Keep only the lines from the top of the listing through the one with "from matplotlib.lines import Line2D", and reproduce them unaltered.

Charts and diagrams as code:
* BEGIN *

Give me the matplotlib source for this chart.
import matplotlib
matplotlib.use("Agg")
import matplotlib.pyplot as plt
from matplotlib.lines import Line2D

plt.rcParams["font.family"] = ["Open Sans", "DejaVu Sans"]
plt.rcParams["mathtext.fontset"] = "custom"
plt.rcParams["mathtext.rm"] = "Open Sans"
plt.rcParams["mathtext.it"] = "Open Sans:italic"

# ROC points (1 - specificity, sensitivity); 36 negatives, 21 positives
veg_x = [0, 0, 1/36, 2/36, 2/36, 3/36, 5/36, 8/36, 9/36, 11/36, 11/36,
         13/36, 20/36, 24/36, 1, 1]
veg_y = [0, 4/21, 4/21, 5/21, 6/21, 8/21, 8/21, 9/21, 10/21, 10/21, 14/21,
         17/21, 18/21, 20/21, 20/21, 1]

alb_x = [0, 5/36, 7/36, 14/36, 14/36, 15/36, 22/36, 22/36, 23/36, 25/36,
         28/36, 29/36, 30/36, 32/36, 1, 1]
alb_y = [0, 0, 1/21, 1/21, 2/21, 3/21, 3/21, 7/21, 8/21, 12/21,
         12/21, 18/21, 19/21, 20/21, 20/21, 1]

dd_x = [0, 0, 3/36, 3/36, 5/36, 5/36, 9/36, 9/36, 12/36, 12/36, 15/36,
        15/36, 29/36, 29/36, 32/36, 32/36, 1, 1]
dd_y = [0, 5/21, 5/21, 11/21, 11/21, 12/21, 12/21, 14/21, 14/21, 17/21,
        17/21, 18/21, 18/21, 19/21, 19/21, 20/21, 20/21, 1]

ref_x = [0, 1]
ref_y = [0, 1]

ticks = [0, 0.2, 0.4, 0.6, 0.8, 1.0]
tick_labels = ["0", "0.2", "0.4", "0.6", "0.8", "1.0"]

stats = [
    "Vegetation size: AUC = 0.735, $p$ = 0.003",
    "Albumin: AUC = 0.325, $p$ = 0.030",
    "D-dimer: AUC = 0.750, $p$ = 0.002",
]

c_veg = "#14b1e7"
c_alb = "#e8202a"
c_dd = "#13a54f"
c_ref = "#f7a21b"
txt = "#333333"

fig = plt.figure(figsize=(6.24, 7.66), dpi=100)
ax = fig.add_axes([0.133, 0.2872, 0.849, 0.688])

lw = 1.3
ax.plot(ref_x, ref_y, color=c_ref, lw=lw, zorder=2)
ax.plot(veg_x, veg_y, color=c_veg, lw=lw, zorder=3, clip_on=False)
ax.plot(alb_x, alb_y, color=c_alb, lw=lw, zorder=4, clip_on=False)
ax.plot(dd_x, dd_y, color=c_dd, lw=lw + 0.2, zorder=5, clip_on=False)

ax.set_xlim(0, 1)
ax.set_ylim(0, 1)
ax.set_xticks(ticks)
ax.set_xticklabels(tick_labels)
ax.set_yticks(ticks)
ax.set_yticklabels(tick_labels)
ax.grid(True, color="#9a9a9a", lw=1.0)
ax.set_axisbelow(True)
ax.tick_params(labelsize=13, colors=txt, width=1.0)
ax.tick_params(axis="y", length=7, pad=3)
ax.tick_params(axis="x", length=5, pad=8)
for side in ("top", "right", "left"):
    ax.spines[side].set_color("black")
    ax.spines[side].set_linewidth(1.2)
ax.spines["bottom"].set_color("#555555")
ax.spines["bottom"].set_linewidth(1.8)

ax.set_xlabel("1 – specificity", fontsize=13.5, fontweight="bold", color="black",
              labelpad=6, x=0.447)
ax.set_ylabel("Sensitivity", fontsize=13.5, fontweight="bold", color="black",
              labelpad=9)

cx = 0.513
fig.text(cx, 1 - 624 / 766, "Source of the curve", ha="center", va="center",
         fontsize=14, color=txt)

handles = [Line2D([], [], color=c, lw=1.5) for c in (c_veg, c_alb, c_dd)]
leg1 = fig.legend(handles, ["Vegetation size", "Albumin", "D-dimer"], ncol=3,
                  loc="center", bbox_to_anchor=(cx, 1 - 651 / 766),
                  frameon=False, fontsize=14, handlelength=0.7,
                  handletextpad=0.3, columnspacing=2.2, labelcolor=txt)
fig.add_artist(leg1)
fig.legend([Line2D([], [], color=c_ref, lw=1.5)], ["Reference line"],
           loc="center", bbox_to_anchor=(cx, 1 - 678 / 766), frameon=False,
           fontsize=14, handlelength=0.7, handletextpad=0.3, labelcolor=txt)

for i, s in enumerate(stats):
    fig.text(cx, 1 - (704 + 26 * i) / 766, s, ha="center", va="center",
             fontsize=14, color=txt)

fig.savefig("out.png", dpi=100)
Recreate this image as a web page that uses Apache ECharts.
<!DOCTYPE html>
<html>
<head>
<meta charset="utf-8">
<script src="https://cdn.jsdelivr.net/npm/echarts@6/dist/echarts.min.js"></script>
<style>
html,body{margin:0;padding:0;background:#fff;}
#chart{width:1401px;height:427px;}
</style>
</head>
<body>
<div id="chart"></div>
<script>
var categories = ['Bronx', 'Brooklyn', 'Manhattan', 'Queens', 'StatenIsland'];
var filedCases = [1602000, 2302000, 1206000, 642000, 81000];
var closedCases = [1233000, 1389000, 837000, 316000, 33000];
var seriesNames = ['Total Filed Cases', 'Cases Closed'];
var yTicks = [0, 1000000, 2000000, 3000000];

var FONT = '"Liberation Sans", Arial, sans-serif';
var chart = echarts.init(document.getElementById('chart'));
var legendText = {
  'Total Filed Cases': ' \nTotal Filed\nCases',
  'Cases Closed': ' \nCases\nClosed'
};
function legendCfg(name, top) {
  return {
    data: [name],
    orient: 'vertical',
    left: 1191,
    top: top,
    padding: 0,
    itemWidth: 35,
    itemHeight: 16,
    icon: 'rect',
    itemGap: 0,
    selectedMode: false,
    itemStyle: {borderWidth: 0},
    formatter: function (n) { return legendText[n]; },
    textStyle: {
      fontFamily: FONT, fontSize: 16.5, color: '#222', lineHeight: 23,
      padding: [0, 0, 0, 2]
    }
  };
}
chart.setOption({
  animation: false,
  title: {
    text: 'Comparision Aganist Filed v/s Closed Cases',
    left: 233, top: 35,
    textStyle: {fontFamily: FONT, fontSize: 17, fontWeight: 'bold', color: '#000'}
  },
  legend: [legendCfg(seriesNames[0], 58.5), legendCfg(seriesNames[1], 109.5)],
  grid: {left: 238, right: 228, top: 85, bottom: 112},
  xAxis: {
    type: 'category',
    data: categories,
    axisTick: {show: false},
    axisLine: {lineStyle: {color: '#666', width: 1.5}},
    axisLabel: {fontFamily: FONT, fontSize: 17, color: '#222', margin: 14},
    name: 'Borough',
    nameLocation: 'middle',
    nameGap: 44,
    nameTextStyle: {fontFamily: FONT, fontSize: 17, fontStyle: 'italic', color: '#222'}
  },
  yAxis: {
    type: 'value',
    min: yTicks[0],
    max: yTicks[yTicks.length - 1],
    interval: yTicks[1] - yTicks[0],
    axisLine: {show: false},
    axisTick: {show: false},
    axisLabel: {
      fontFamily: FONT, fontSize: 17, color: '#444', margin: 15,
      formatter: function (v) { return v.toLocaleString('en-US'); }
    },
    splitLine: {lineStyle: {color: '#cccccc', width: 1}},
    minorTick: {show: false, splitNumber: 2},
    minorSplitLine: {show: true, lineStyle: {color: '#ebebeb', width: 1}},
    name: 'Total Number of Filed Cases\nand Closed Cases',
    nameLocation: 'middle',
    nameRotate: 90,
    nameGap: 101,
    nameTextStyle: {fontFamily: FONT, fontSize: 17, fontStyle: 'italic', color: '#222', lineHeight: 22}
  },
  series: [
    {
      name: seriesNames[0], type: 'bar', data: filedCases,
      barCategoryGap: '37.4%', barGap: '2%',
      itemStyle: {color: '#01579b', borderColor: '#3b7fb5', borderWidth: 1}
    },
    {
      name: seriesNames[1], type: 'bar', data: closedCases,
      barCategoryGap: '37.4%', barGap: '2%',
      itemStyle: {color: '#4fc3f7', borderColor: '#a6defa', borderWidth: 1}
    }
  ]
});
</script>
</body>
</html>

* END *

THE RESULT
Give me the matplotlib source for this chart.
import matplotlib
matplotlib.use("Agg")
import matplotlib.pyplot as plt
from matplotlib.lines import Line2D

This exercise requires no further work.